Beyond product changes to stay ahead of emotional churn, there are a slew of human-touch tactics that can be employed:
- Use analytics to identify accounts with declining usage and flag them for intervention. Your customer success team should have a playbook for re-engaging these accounts before it’s too late.
- Identify power users or champions within the account and empower them to advocate for your product internally. Give them exclusive access to new features, invite them to beta programs, or spotlight their success stories.
- If users are frustrated, show them you’re listening. Share how their feedback has influenced your roadmap, and prioritize fixes or improvements that address their pain points.
Sometimes, emotional churn happens because the buyer’s goals (e.g., cost savings) don’t align with the user’s goals (e.g., ease of use). Make sure your product delivers value to both groups and communicate that value clearly.
A case study on the financial impact of avoiding emotional churn
When I served as the GM of Box Platform, we managed both free and paid users of our developer products, with the business primarily focused on monetizing API access in various ways.
One strategy we employed to identify potential revenue opportunities was examining unpaid API usage and attempting to convert these users to paid accounts by offering premium packages with enhanced features.
During these conversations, we encountered resistance from certain enterprises.

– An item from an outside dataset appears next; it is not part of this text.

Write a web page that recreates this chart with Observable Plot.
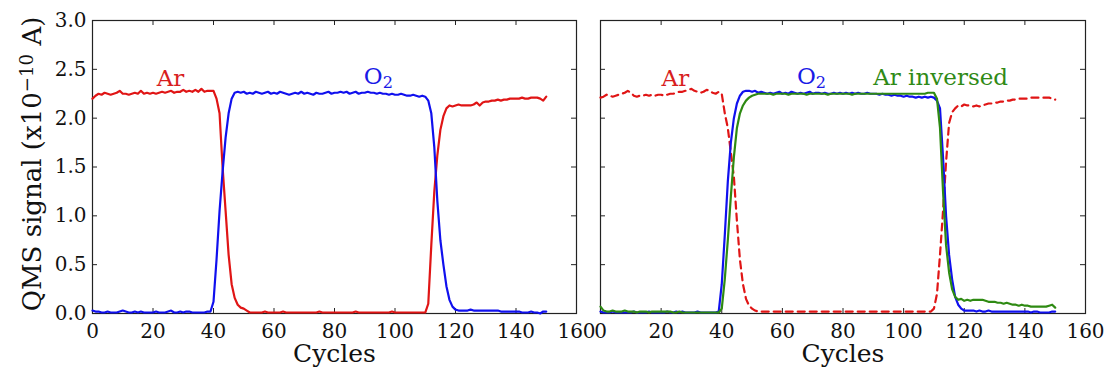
<!DOCTYPE html>
<html>
<head>
<meta charset="utf-8">
<script src="https://cdn.jsdelivr.net/npm/d3@7"></script>
<script src="https://cdn.jsdelivr.net/npm/@observablehq/plot@0.6"></script>
<style>
  html, body { margin: 0; padding: 0; background: white; }
  #wrap { position: relative; width: 1105px; height: 370px; overflow: hidden; }
  #wrap svg { position: absolute; top: 0; }
</style>
</head>
<body>
<div id="wrap"></div>
<script>
// Cycles 0..150
const cycles = d3.range(0, 151);

// Left panel: Ar signal
const arLeft = [
  2.20, 2.23, 2.25, 2.24, 2.26, 2.25, 2.24, 2.25, 2.26, 2.28,
  2.25, 2.25, 2.24, 2.25, 2.26, 2.25, 2.28, 2.25, 2.26, 2.25,
  2.26, 2.25, 2.26, 2.27, 2.26, 2.27, 2.28, 2.26, 2.27, 2.27,
  2.29, 2.27, 2.28, 2.27, 2.29, 2.27, 2.30, 2.27, 2.28, 2.28,
  2.28, 2.20, 2.05, 1.50, 1.05, 0.60, 0.30, 0.16, 0.09, 0.06,
  0.05, 0.03, 0.01, 0.01, 0.01, 0.01, 0.01, 0.02, 0.01, 0.01,
  0.01, 0.01, 0.01, 0.02, 0.01, 0.01, 0.01, 0.01, 0.01, 0.01,
  0.01, 0.01, 0.01, 0.01, 0.01, 0.02, 0.01, 0.01, 0.01, 0.01,
  0.01, 0.01, 0.01, 0.01, 0.01, 0.01, 0.01, 0.02, 0.01, 0.01,
  0.01, 0.01, 0.01, 0.01, 0.01, 0.01, 0.01, 0.01, 0.01, 0.02,
  0.01, 0.01, 0.01, 0.01, 0.01, 0.01, 0.01, 0.01, 0.01, 0.01,
  0.01, 0.10, 0.70, 1.25, 1.62, 1.88, 2.02, 2.10, 2.13, 2.12,
  2.13, 2.14, 2.13, 2.13, 2.13, 2.13, 2.14, 2.16, 2.13, 2.16,
  2.17, 2.17, 2.18, 2.18, 2.19, 2.18, 2.19, 2.19, 2.20, 2.20,
  2.20, 2.20, 2.21, 2.20, 2.20, 2.21, 2.21, 2.21, 2.20, 2.18,
  2.22
];

// Left panel: O2 signal
const o2Left = [
  0.03, 0.02, 0.02, 0.01, 0.01, 0.02, 0.01, 0.01, 0.01, 0.02,
  0.03, 0.02, 0.01, 0.01, 0.02, 0.01, 0.02, 0.01, 0.01, 0.01,
  0.01, 0.02, 0.01, 0.01, 0.01, 0.02, 0.03, 0.01, 0.01, 0.02,
  0.01, 0.02, 0.02, 0.01, 0.01, 0.01, 0.01, 0.01, 0.02, 0.02,
  0.12, 0.55, 1.05, 1.45, 1.80, 2.05, 2.20, 2.26, 2.27, 2.26,
  2.27, 2.25, 2.26, 2.25, 2.27, 2.26, 2.25, 2.26, 2.27, 2.25,
  2.26, 2.25, 2.27, 2.26, 2.25, 2.24, 2.25, 2.26, 2.25, 2.27,
  2.25, 2.26, 2.25, 2.24, 2.26, 2.25, 2.25, 2.26, 2.27, 2.25,
  2.26, 2.26, 2.27, 2.26, 2.27, 2.25, 2.26, 2.27, 2.25, 2.26,
  2.26, 2.27, 2.26, 2.26, 2.25, 2.26, 2.25, 2.25, 2.24, 2.25,
  2.24, 2.24, 2.25, 2.24, 2.23, 2.23, 2.24, 2.23, 2.22, 2.23,
  2.22, 2.18, 2.05, 1.70, 1.15, 0.75, 0.50, 0.28, 0.14, 0.07,
  0.04, 0.03, 0.03, 0.03, 0.03, 0.04, 0.03, 0.03, 0.03, 0.03,
  0.03, 0.03, 0.03, 0.03, 0.03, 0.02, 0.02, 0.02, 0.02, 0.02,
  0.02, 0.02, 0.01, 0.01, 0.01, 0.02, 0.01, 0.01, 0.00, 0.02,
  0.02
];

// Right panel: Ar signal (dashed)
const arRight = [
  2.21, 2.22, 2.24, 2.23, 2.22, 2.23, 2.24, 2.25, 2.26, 2.28,
  2.26, 2.23, 2.22, 2.23, 2.23, 2.24, 2.23, 2.24, 2.23, 2.24,
  2.24, 2.23, 2.24, 2.25, 2.25, 2.26, 2.27, 2.27, 2.28, 2.29,
  2.30, 2.28, 2.27, 2.26, 2.27, 2.29, 2.28, 2.26, 2.25, 2.27,
  2.25, 2.05, 1.90, 1.65, 1.40, 0.95, 0.55, 0.30, 0.15, 0.08,
  0.05, 0.03, 0.02, 0.02, 0.02, 0.02, 0.02, 0.02, 0.02, 0.02,
  0.02, 0.02, 0.02, 0.02, 0.02, 0.02, 0.02, 0.02, 0.02, 0.02,
  0.02, 0.02, 0.02, 0.02, 0.02, 0.02, 0.02, 0.02, 0.02, 0.02,
  0.02, 0.02, 0.02, 0.02, 0.02, 0.02, 0.02, 0.02, 0.02, 0.02,
  0.02, 0.02, 0.02, 0.02, 0.02, 0.02, 0.02, 0.02, 0.02, 0.02,
  0.02, 0.02, 0.02, 0.02, 0.02, 0.02, 0.02, 0.02, 0.02, 0.02,
  0.05, 0.20, 0.60, 1.05, 1.55, 1.95, 2.06, 2.10, 2.13, 2.12,
  2.14, 2.13, 2.13, 2.12, 2.13, 2.12, 2.13, 2.14, 2.15, 2.15,
  2.16, 2.16, 2.17, 2.17, 2.18, 2.18, 2.19, 2.19, 2.20, 2.20,
  2.20, 2.20, 2.21, 2.21, 2.21, 2.21, 2.21, 2.21, 2.21, 2.20,
  2.19
];

// Right panel: O2 signal
const o2Right = [
  0.02, 0.01, 0.01, 0.01, 0.02, 0.01, 0.01, 0.01, 0.01, 0.01,
  0.01, 0.02, 0.01, 0.01, 0.01, 0.01, 0.02, 0.01, 0.01, 0.01,
  0.01, 0.01, 0.02, 0.01, 0.01, 0.02, 0.01, 0.02, 0.01, 0.01,
  0.01, 0.01, 0.02, 0.01, 0.01, 0.01, 0.01, 0.01, 0.01, 0.02,
  0.30, 0.80, 1.35, 1.75, 2.00, 2.15, 2.23, 2.27, 2.28, 2.28,
  2.27, 2.28, 2.26, 2.27, 2.26, 2.25, 2.26, 2.25, 2.26, 2.27,
  2.25, 2.26, 2.25, 2.27, 2.26, 2.25, 2.26, 2.25, 2.26, 2.27,
  2.25, 2.26, 2.26, 2.25, 2.26, 2.25, 2.25, 2.26, 2.25, 2.26,
  2.25, 2.26, 2.25, 2.26, 2.25, 2.26, 2.25, 2.25, 2.26, 2.25,
  2.25, 2.25, 2.24, 2.25, 2.24, 2.24, 2.23, 2.24, 2.23, 2.23,
  2.22, 2.23, 2.22, 2.22, 2.21, 2.22, 2.21, 2.22, 2.21, 2.22,
  2.21, 2.18, 2.10, 1.60, 1.00, 0.60, 0.35, 0.17, 0.09, 0.05,
  0.03, 0.03, 0.03, 0.03, 0.02, 0.03, 0.02, 0.02, 0.03, 0.02,
  0.02, 0.02, 0.02, 0.02, 0.02, 0.02, 0.02, 0.02, 0.02, 0.02,
  0.02, 0.02, 0.01, 0.02, 0.02, 0.01, 0.01, 0.01, 0.01, 0.02,
  0.02
];

// Right panel: Ar inversed
const arInversed = [
  0.07, 0.03, 0.02, 0.02, 0.03, 0.02, 0.02, 0.02, 0.03, 0.02,
  0.02, 0.02, 0.01, 0.02, 0.02, 0.02, 0.01, 0.02, 0.02, 0.02,
  0.02, 0.02, 0.02, 0.02, 0.01, 0.01, 0.02, 0.01, 0.01, 0.01,
  0.01, 0.01, 0.01, 0.01, 0.01, 0.01, 0.01, 0.01, 0.01, 0.01,
  0.05, 0.35, 0.75, 1.20, 1.60, 1.90, 2.05, 2.13, 2.18, 2.21,
  2.23, 2.24, 2.25, 2.25, 2.25, 2.25, 2.25, 2.24, 2.25, 2.25,
  2.25, 2.25, 2.24, 2.25, 2.25, 2.25, 2.25, 2.25, 2.24, 2.25,
  2.25, 2.25, 2.25, 2.25, 2.25, 2.24, 2.25, 2.25, 2.25, 2.25,
  2.25, 2.25, 2.25, 2.24, 2.25, 2.25, 2.25, 2.25, 2.25, 2.25,
  2.25, 2.25, 2.25, 2.25, 2.25, 2.25, 2.25, 2.25, 2.25, 2.25,
  2.25, 2.25, 2.25, 2.25, 2.25, 2.25, 2.25, 2.25, 2.26, 2.26,
  2.26, 2.20, 1.90, 1.25, 0.70, 0.42, 0.25, 0.17, 0.14, 0.15,
  0.13, 0.14, 0.13, 0.14, 0.14, 0.14, 0.14, 0.13, 0.12, 0.12,
  0.12, 0.11, 0.11, 0.10, 0.11, 0.10, 0.09, 0.09, 0.08, 0.09,
  0.08, 0.08, 0.07, 0.07, 0.07, 0.07, 0.07, 0.07, 0.08, 0.09,
  0.06
];

const xTicks = [0, 20, 40, 60, 80, 100, 120, 140, 160];
const yTicks = [0.0, 0.5, 1.0, 1.5, 2.0, 2.5, 3.0];

const labelsLeft = [
  {x: 25.8, y: 2.40, text: "Ar", color: "#d81e1e"},
  {x: 94.5, y: 2.43, text: "O2", color: "#1a1ae6"}
];
const labelsRight = [
  {x: 24.7, y: 2.40, text: "Ar", color: "#d81e1e"},
  {x: 69.6, y: 2.43, text: "O2", color: "#1a1ae6"},
  {x: 112.2, y: 2.42, text: "Ar inversed", color: "#2f8a16"}
];

const RED = "#e01515", BLUE = "#1010ee", GREEN = "#2e8a12";
const FONT = "'DejaVu Serif', serif";
const H = 370, MT = 20, MB = 57;
const innerH = H - MT - MB;

function rows(arr) { return cycles.map((c, i) => ({c, v: arr[i]})); }

function panel({width, ml, mr, series, labels, showY}) {
  const innerW = width - ml - mr;
  const marks = [
    Plot.frame({stroke: "#222", strokeWidth: 1.2}),
    Plot.tickX(xTicks, {x: d => d, insetTop: innerH - 5, stroke: "#222"}),
    Plot.tickX(xTicks, {x: d => d, insetBottom: innerH - 5, stroke: "#222"}),
    Plot.tickY(yTicks, {y: d => d, insetRight: innerW - 5, stroke: "#222"}),
    Plot.tickY(yTicks, {y: d => d, insetLeft: innerW - 5, stroke: "#222"}),
    Plot.axisX({ticks: xTicks, tickSize: 0, tickPadding: 10, fontSize: 20, fontFamily: FONT, fill: "#111", tickFormat: d => String(d), label: null}),
    Plot.text(["Cycles"], {frameAnchor: "bottom", dy: 48, fontSize: 25, fontFamily: FONT, fill: "#111"})
  ];
  if (showY) {
    marks.push(Plot.axisY({ticks: yTicks, tickSize: 0, tickPadding: 6, fontSize: 20, fontFamily: FONT, fill: "#111", tickFormat: d3.format(".1f"), label: null}));
    marks.push(Plot.text(["YLABEL"], {frameAnchor: "left", textAnchor: "middle", dx: -60, dy: -3, rotate: -90, fontSize: 26, fontFamily: FONT, fill: "#111"}));
  }
  for (const s of series) {
    marks.push(Plot.line(rows(s.data), {x: "c", y: "v", stroke: s.color, strokeWidth: 2.2, strokeDasharray: s.dash}));
  }
  marks.push(Plot.text(labels, {x: "x", y: "y", text: "text", fill: "color", fontSize: 23, fontFamily: FONT}));
  const svg = Plot.plot({
    width, height: H,
    marginLeft: ml, marginRight: mr, marginTop: MT, marginBottom: MB,
    x: {domain: [0, 160], axis: null},
    y: {domain: [0, 3], axis: null},
    style: {fontFamily: FONT, background: "transparent", overflow: "visible", color: "#111"},
    marks
  });
  // rich text: subscripts / superscripts
  d3.select(svg).selectAll("text").each(function() {
    const t = d3.select(this);
    const s = this.textContent;
    if (s === "O2") {
      t.text("");
      t.append("tspan").text("O");
      t.append("tspan").attr("dy", "0.3em").attr("font-size", "70%").text("2");
    } else if (s === "YLABEL") {
      t.text("");
      t.append("tspan").text("QMS signal (x10");
      t.append("tspan").attr("dy", "-0.45em").attr("font-size", "70%").text("\u221210");
      t.append("tspan").attr("dy", "0.32em").text(" A)");
    }
  });
  return svg;
}

const left = panel({
  width: 600, ml: 92, mr: 24, showY: true, labels: labelsLeft,
  series: [
    {data: arLeft, color: RED},
    {data: o2Left, color: BLUE}
  ]
});
const right = panel({
  width: 545, ml: 40, mr: 20, showY: false, labels: labelsRight,
  series: [
    {data: arRight, color: RED, dash: "7,5"},
    {data: o2Right, color: BLUE},
    {data: arInversed, color: GREEN}
  ]
});
left.style.left = "0px";
right.style.left = "560px";
const wrap = document.getElementById("wrap");
wrap.appendChild(left);
wrap.appendChild(right);
</script>
</body>
</html>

As we investigated this segment, we discovered they were using our APIs to customize their Box deployments, often building features they perceived as missing from the core product.
In these cases, attempting to extract additional licensing fees proved not only challenging but also created significant tension. Customers felt they were already doing the work to make their implementation successful using our APIs. By asking them to pay for what they viewed as essential customization tools, we risked triggering emotional churn.
This process revealed a valuable insight: when we set monetization concerns aside and provided unrestricted API access, customers not only customized their deployments more effectively but also maintained their subscriptions significantly longer.
API usage drove retention by double-digit percentages, surpassing any other factor. This correlation made intuitive sense: enterprises investing internal developer resources to build on our platform naturally became more deeply integrated with our solution. What began as a lead generation tactic evolved into a strategy for preventing emotional churn, ultimately reshaping our overall business approach and key metrics.
A unified approach to addressing emotional churn for business health
Ultimately, the path to preventing emotional churn involves both product changes seen by users and account engagement felt by users.
And getting and staying ahead of it matters because it’s not only a user issue, but also a business problem; disengaged users lead to dissatisfied buyers, which have ripple effects on both deal renewal and account expansion.
If that negative cycle persists, it will eventually lead to reputational risk, which also affects the top of the funnel for new logo acquisition.
So if you’re focused on growing a healthy software subscription business, start looking at your user base through the lens of emotional churn, and focus on turning apathy into energy.